Thursday 31 March 2022

Some Thoughts Worth Considering in Designing a Gravity Wheel

I used the term ‘Gravity Wheel’ in the title of this blog in place of ‘Bessler’s Wheel’ to show that gravity wheels might have different configurations to Bessler’s Wheels, although from what I know I don’t think the basics will differ very much.

Fletcher made a comment in my last blog which touched upon a point which most of us will be aware of but which maybe some people missed the potential beneficial consequences of including its actions in our designs. I know its action is used in Bessler’s wheel.

fletch wrote, “ By my reasoning, therefore, for a Bessler wheel to gain in Angular Momentum and be everlasting in motion etc, then some part of the local available Angular Momentum pool must be compensatorily depleted to give the runner Rotational Kinetic Energy.”
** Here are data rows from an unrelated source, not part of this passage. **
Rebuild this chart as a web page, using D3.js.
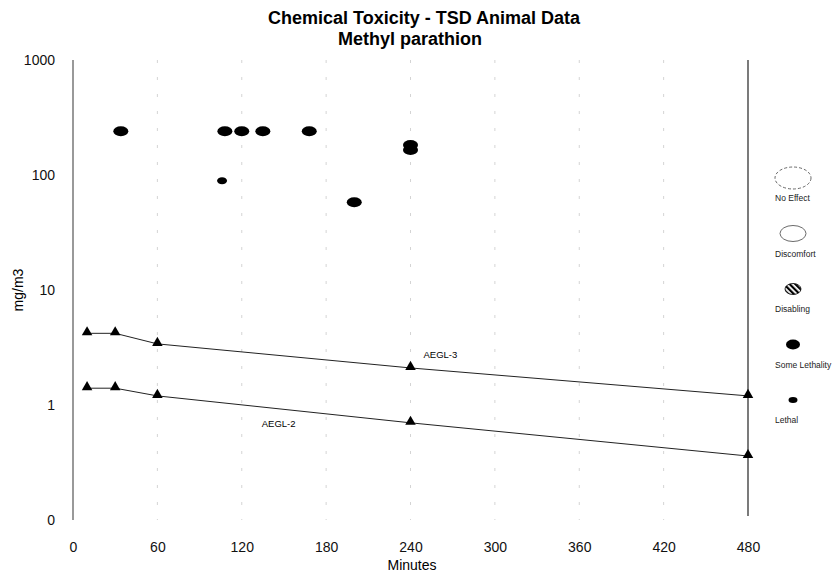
<!DOCTYPE html>
<html>
<head>
  <script type="text/javascript" src="https://d3js.org/d3.v7.min.js"></script>
  <style>
    body { margin: 0; background: #fff; }
    svg { font-family: Arial, "Liberation Sans", sans-serif; }
  </style>
</head>
<body>
<svg width="838" height="576"></svg>
<script>
// ---- data ----
const xTicks = [0, 60, 120, 180, 240, 300, 360, 420, 480];
const yTicks = [0.1, 1, 10, 100, 1000];
const yTickLabels = ["0", "1", "10", "100", "1000"];
const gridMinutes = [60, 120, 180, 240, 300, 360, 420];

const aeglMinutes = [10, 30, 60, 240, 480];
const aegl3 = [4.2, 4.2, 3.4, 2.1, 1.2];
const aegl2 = [1.4, 1.4, 1.2, 0.70, 0.36];

const someLethalityMinutes = [34, 108, 120, 135, 168, 200, 240, 240];
const someLethalityConc = [240, 240, 240, 240, 240, 58, 182, 165];
const lethalMinutes = [106];
const lethalConc = [89];

const legendNames = ["No Effect", "Discomfort", "Disabling", "Some Lethality", "Lethal"];

const svg = d3.select("svg");

const xScale = d3.scaleLinear()
  .domain([0, 480])
  .range([73, 748]);

const yScale = d3.scaleLog()
  .domain([0.1, 1000])
  .range([520, 60]);

// hatch pattern for "Disabling"
const defs = svg.append("defs");
defs.append("pattern")
  .attr("id", "hatch")
  .attr("patternUnits", "userSpaceOnUse")
  .attr("width", 4)
  .attr("height", 4)
  .attr("patternTransform", "rotate(-45)")
  .append("rect")
  .attr("width", 2.2)
  .attr("height", 4)
  .attr("fill", "#000");

// faint dashed grid remnants
svg.append("g")
  .selectAll("line")
  .data(gridMinutes)
  .enter()
  .append("line")
  .attr("x1", d => xScale(d))
  .attr("x2", d => xScale(d))
  .attr("y1", yScale(1000))
  .attr("y2", yScale(0.1))
  .attr("stroke", "#d4d4d4")
  .attr("stroke-width", 1)
  .attr("stroke-dasharray", "3,14");

// left axis line and right border line
svg.append("line")
  .attr("x1", xScale(0)).attr("x2", xScale(0))
  .attr("y1", yScale(1000)).attr("y2", yScale(0.1))
  .attr("stroke", "#777").attr("stroke-width", 1.5);

svg.append("line")
  .attr("x1", xScale(480)).attr("x2", xScale(480))
  .attr("y1", yScale(1000)).attr("y2", yScale(0.1) - 4)
  .attr("stroke", "#333").attr("stroke-width", 1.3);

// y axis labels
const yAxis = d3.axisLeft(yScale)
  .tickValues(yTicks)
  .tickSize(0)
  .tickPadding(18)
  .tickFormat((d, i) => yTickLabels[i]);

svg.append("g")
  .attr("class", "yAxis")
  .attr("transform", `translate(${xScale(0)},0)`)
  .call(yAxis)
  .call(g => g.select(".domain").remove())
  .selectAll("text")
  .style("font-size", "14px")
  .style("fill", "#111")
  .style("font-family", "Arial, 'Liberation Sans', sans-serif");

// x axis labels
const xAxis = d3.axisBottom(xScale)
  .tickValues(xTicks)
  .tickSize(0)
  .tickPadding(22);

svg.append("g")
  .attr("class", "xAxis")
  .attr("transform", `translate(0,${yScale(0.1)})`)
  .call(xAxis)
  .call(g => g.select(".domain").remove())
  .selectAll("text")
  .style("font-size", "14px")
  .style("fill", "#111")
  .style("font-family", "Arial, 'Liberation Sans', sans-serif");

// axis titles
svg.append("text")
  .text("Minutes")
  .attr("x", 412)
  .attr("y", 570)
  .attr("text-anchor", "middle")
  .style("font-size", "14px");

svg.append("text")
  .text("mg/m3")
  .attr("transform", "translate(23,290) rotate(-90)")
  .attr("text-anchor", "middle")
  .style("font-size", "14px");

// title
svg.append("text")
  .text("Chemical Toxicity - TSD Animal Data")
  .attr("x", 424)
  .attr("y", 24)
  .attr("text-anchor", "middle")
  .style("font-size", "18px")
  .style("font-weight", "bold");

svg.append("text")
  .text("Methyl parathion")
  .attr("x", 410)
  .attr("y", 45)
  .attr("text-anchor", "middle")
  .style("font-size", "18px")
  .style("font-weight", "bold");

// AEGL lines
const line = d3.line()
  .x(d => xScale(d[0]))
  .y(d => yScale(d[1]));

const aeglSeries = [
  { name: "AEGL-3", values: aegl3, labelAt: 240, dx: 13, dy: -10 },
  { name: "AEGL-2", values: aegl2, labelAt: 120, dx: 20, dy: 31 }
];

aeglSeries.forEach(s => {
  const pts = aeglMinutes.map((m, i) => [m, s.values[i]]);
  svg.append("path")
    .datum(pts)
    .attr("d", line)
    .attr("fill", "none")
    .attr("stroke", "#222")
    .attr("stroke-width", 1);

  svg.append("g")
    .selectAll("path")
    .data(pts)
    .enter()
    .append("path")
    .attr("d", d3.symbol().type(d3.symbolTriangle).size(48))
    .attr("transform", d => `translate(${xScale(d[0])},${yScale(d[1]) - 1})`)
    .attr("fill", "#000");

  const i = aeglMinutes.indexOf(s.labelAt);
  const v = i >= 0 ? s.values[i] : s.values[2];
  svg.append("text")
    .text(s.name)
    .attr("x", xScale(s.labelAt) + s.dx)
    .attr("y", yScale(v) + s.dy)
    .style("font-size", "9.5px");
});

// animal data points
svg.append("g")
  .selectAll("ellipse")
  .data(someLethalityMinutes.map((m, i) => [m, someLethalityConc[i]]))
  .enter()
  .append("ellipse")
  .attr("cx", d => xScale(d[0]))
  .attr("cy", d => yScale(d[1]))
  .attr("rx", 7.5)
  .attr("ry", 5)
  .attr("fill", "#000");

svg.append("g")
  .selectAll("ellipse")
  .data(lethalMinutes.map((m, i) => [m, lethalConc[i]]))
  .enter()
  .append("ellipse")
  .attr("cx", d => xScale(d[0]))
  .attr("cy", d => yScale(d[1]))
  .attr("rx", 5)
  .attr("ry", 3.5)
  .attr("fill", "#000");

// legend
const legendStyle = [
  { rx: 18, ry: 11, fill: "none", stroke: "#444", dash: "3,2" },
  { rx: 13, ry: 8, fill: "none", stroke: "#444", dash: null },
  { rx: 8, ry: 5.5, fill: "url(#hatch)", stroke: "#000", dash: null },
  { rx: 7, ry: 5, fill: "#000", stroke: "none", dash: null },
  { rx: 4.5, ry: 3, fill: "#000", stroke: "none", dash: null }
];

const legend = svg.append("g")
  .attr("class", "legend")
  .selectAll("g")
  .data(legendNames)
  .enter()
  .append("g")
  .attr("transform", (d, i) => `translate(793,${178 + i * 55.5})`);

legend.append("ellipse")
  .attr("rx", (d, i) => legendStyle[i].rx)
  .attr("ry", (d, i) => legendStyle[i].ry)
  .attr("fill", (d, i) => legendStyle[i].fill)
  .attr("stroke", (d, i) => legendStyle[i].stroke)
  .attr("stroke-width", 0.8)
  .attr("stroke-dasharray", (d, i) => legendStyle[i].dash);

legend.append("text")
  .text(d => d)
  .attr("x", -18)
  .attr("y", 23)
  .style("font-size", "8.5px")
  .style("fill", "#222");
</script>
</body>
</html>
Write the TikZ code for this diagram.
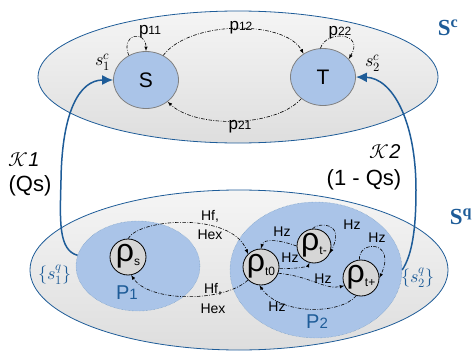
\documentclass[tikz,border=0pt]{standalone}
\usepackage{fontspec}
\usepackage{unicode-math}
\setmainfont{Liberation Sans}
\newfontfamily\serifbf{Liberation Serif}
\setmathfont{Latin Modern Math}
\usetikzlibrary{calc,shapes,arrows.meta}
\tikzstyle{every picture}=[>=latex]

\definecolor{setblue}{RGB}{30,92,152}
\definecolor{stateblue}{RGB}{170,196,232}
\definecolor{rhogray}{RGB}{214,214,214}

\tikzset{
  trans/.style={->,line width=0.6pt,dash pattern=on 3.5pt off 1.5pt on 0.8pt off 1.5pt},
  jump/.style={-{Latex[length=11pt,width=10pt]},setblue,line width=1.5pt},
  state/.style={ellipse,draw=gray,line width=0.8pt,fill=stateblue,minimum width=65pt,minimum height=57pt,font=\fontsize{21}{24}\selectfont},
  rhonode/.style={circle,draw,line width=0.8pt,fill=rhogray,minimum size=36pt,inner sep=0pt},
  part/.style={ellipse,draw=setblue!70,densely dotted,fill=stateblue},
  setbox/.style={draw=setblue,line width=0.8pt,top color=gray!8,bottom color=gray!26},
  lab/.style={font=\fontsize{14}{20}\selectfont,align=center,inner sep=0pt},
  setlab/.style={text=setblue,font=\serifbf\bfseries\fontsize{23}{23}\selectfont,inner sep=0pt},
}
\newcommand{\rhosub}[1]{\makebox[0pt]{\smash{\raisebox{-4pt}{\fontsize{32}{32}\selectfont ρ}\raisebox{-8pt}{\fontsize{12}{12}\selectfont #1}}}}
\newcommand{\psub}[1]{{\fontsize{17}{17}\selectfont p}{\fontsize{12}{12}\selectfont #1}}
\newcommand{\Psub}[1]{{\fontsize{20}{20}\selectfont P}{\fontsize{15}{15}\selectfont #1}}

\begin{document}
\begin{tikzpicture}[x=1pt,y=-1pt]
    \useasboundingbox (0,0) rectangle (472,351);

    % the two sets
    \draw[setbox] (238,77) ellipse [x radius=200,y radius=66];
    \draw[setbox] (239,270) ellipse [x radius=209,y radius=80];
    \node[setlab] (Sc) at (448,28) {S\textsuperscript{c}};
    \node[setlab] (Sq) at (461,217) {S\textsuperscript{q}};

    % partitions of S^q
    \node[part,minimum width=124pt,minimum height=90pt] (Pone) at (138,266) {};
    \node[part,minimum width=172pt,minimum height=136pt] (Ptwo) at (316,270) {};
    \node[text=setblue,inner sep=0pt] (lP1) at (127,293) {\Psub{1}};
    \node[text=setblue,inner sep=0pt] (lP2) at (317,322) {\Psub{2}};

    % classical states
    \node[state] (S) at (146,80) {S};
    \node[state] (T) at (323,77) {T};

    % quantum states
    \node[rhonode] (rs) at (128,257) {\rhosub{s}};
    \node[rhonode] (rt0) at (261,267) {\rhosub{t0}};
    \node[rhonode,minimum size=34pt] (rtm) at (314,246) {\rhosub{t-}};
    \node[rhonode] (rtp) at (361,278) {\rhosub{t+}};

    % transitions in S^c
    \draw[trans] (S.125) .. controls (120,33) and (146,30) .. (S.north);
    \draw[trans] (S.55) .. controls (190,20) and (285,20) .. (T.130);
    \draw[trans] (T.95) .. controls (326,30) and (365,32) .. (T.35);
    \draw[trans] (T.225) .. controls (275,128) and (195,128) .. (S.-45);
    \node[lab] (l11) at (150,32) {\psub{11}};
    \node[lab] (l12) at (241,28) {\psub{12}};
    \node[lab] (l22) at (340,33) {\psub{22}};
    \node[lab] (l21) at (240,127) {\psub{21}};
    \node[font=\fontsize{18}{18}\selectfont,inner sep=0pt] (s1c) at (103,62) {$\mathscr{s}^{c}_{1}$};
    \node[font=\fontsize{18}{18}\selectfont,inner sep=0pt] (s2c) at (373,63) {$\mathscr{s}^{c}_{2}$};

    % transitions in S^q
    \draw[trans] (rs.north) .. controls (140,218) and (232,212) .. (rt0.135);
    \draw[trans] (rt0.225) .. controls (225,302) and (150,303) .. (rs.-80);
    \node[lab] (hf1) at (210,225) {Hf,\\Hex};
    \node[lab] (hf2) at (213,298) {Hf,\\Hex};

    \draw[trans] (rtm.180) .. controls (280,240) and (264,238) .. (rt0.north);
    \draw[trans] (rt0.-5) .. controls (298,269) and (308,266) .. (rtm.255);
    \draw[trans] (rtm.95) .. controls (318,222) and (346,222) .. (rtm.-25);
    \draw[trans] (rtp.95) .. controls (358,240) and (397,240) .. (rtp.0);
    \draw[trans] (rt0.-20) .. controls (310,276) and (325,290) .. (rtp.205);
    \draw[trans] (rtp.255) .. controls (340,315) and (280,315) .. (rt0.-95);
    \node[lab] (hz1) at (282,232) {Hz};
    \node[lab] (hz2) at (290,258) {Hz};
    \node[lab] (hz3) at (352,225) {Hz};
    \node[lab] (hz4) at (377,238) {Hz};
    \node[lab] (hz5) at (323,279) {Hz};
    \node[lab] (hz6) at (277,307) {Hz};

    % jumps from S^q to S^c
    \draw[jump] (Pone.170) .. controls (58,250) and (60,220) .. (61,180)
        .. controls (62,110) and (80,80) .. (S.west);
    \draw[jump] (Ptwo.east) .. controls (412,255) and (416,230) .. (416,190)
        .. controls (416,120) and (392,78) .. (T.east);
    \node[text=setblue,font=\fontsize{18}{18}\selectfont,inner sep=0pt] (s1q) at (55,275) {$\{\mathscr{s}^{q}_{1}\}$};
    \node[text=setblue,font=\fontsize{18}{18}\selectfont,inner sep=0pt] (s2q) at (418,278) {$\{\mathscr{s}^{q}_{2}\}$};
    \node[font=\fontsize{20}{20}\selectfont,inner sep=0pt] (K1) at (24,160) {$\mathscr{K}$\textit{1}};
    \node[font=\fontsize{22}{22}\selectfont,inner sep=0pt] (Q1) at (30,186) {(Qs)};
    \node[font=\fontsize{20}{20}\selectfont,inner sep=0pt] (K2) at (385,152) {$\mathscr{K}$\textit{2}};
    \node[font=\fontsize{22}{22}\selectfont,inner sep=0pt] (Q2) at (364,180) {(1 - Qs)};

\end{tikzpicture}
\end{document}
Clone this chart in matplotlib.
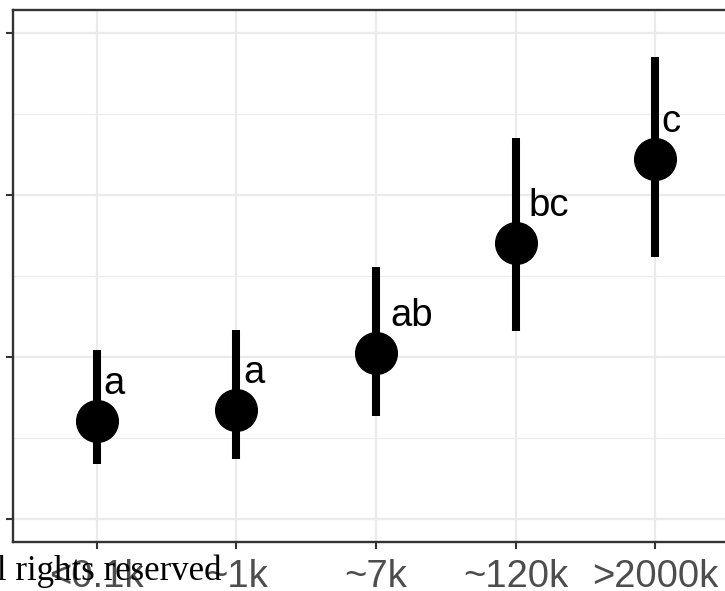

A couple of years ago I realised the importance of something connected with gravity wheels which I had been aware of all my life but never considered it’s potential as a source of free energy, additional to that which we already know about, i.e, gravity enabled falling weights.

We design weights to be able to move around with the intention of causing the wheel to overbalance. We can calculate the work done by gravity in making the weights fall, but of course the path of the falling weight is not needed because we only need the perpendicular height of the fall. But if the weight is required to do work as it falls, and still overbalance the wheel, the extra time which the weight takes to fall because it’s doing work, does not affect the calculation, because in the simplest terms, time is not a necessary ingredient. 

Therefore if we simply configure the mechanism to react to the position change of the wheel and use gravity to make a weight move into position which overbalances the wheel, we miss the opportunity to use the weight’s action or motion under the force of gravity, to do some work during its fall. 

If the weight is in free-fall, it has no potential energy to unleash as kinetic energy, until it lands, but if it does work as it falls then it is using kinetic energy as it does so and it can still cause the desired overbalance by its eventual completion of its fall. The argument is similar that used in describing the friction generated in a brick sliding down a slope but in this case the work/friction could be used to help lift a fallen weight. This action may explain von Erlach’s description of each weight “landing gently on the side towards which the wheel turned”. There was little or no padding because the weights were slowed down by doing work, and made reduced noise as they landed. 

This idea I believe might correspond to fletch’s comment that “….some part of the local available Angular Momentum pool must be compensatorily depleted to give the runner Rotational Kinetic Energy.”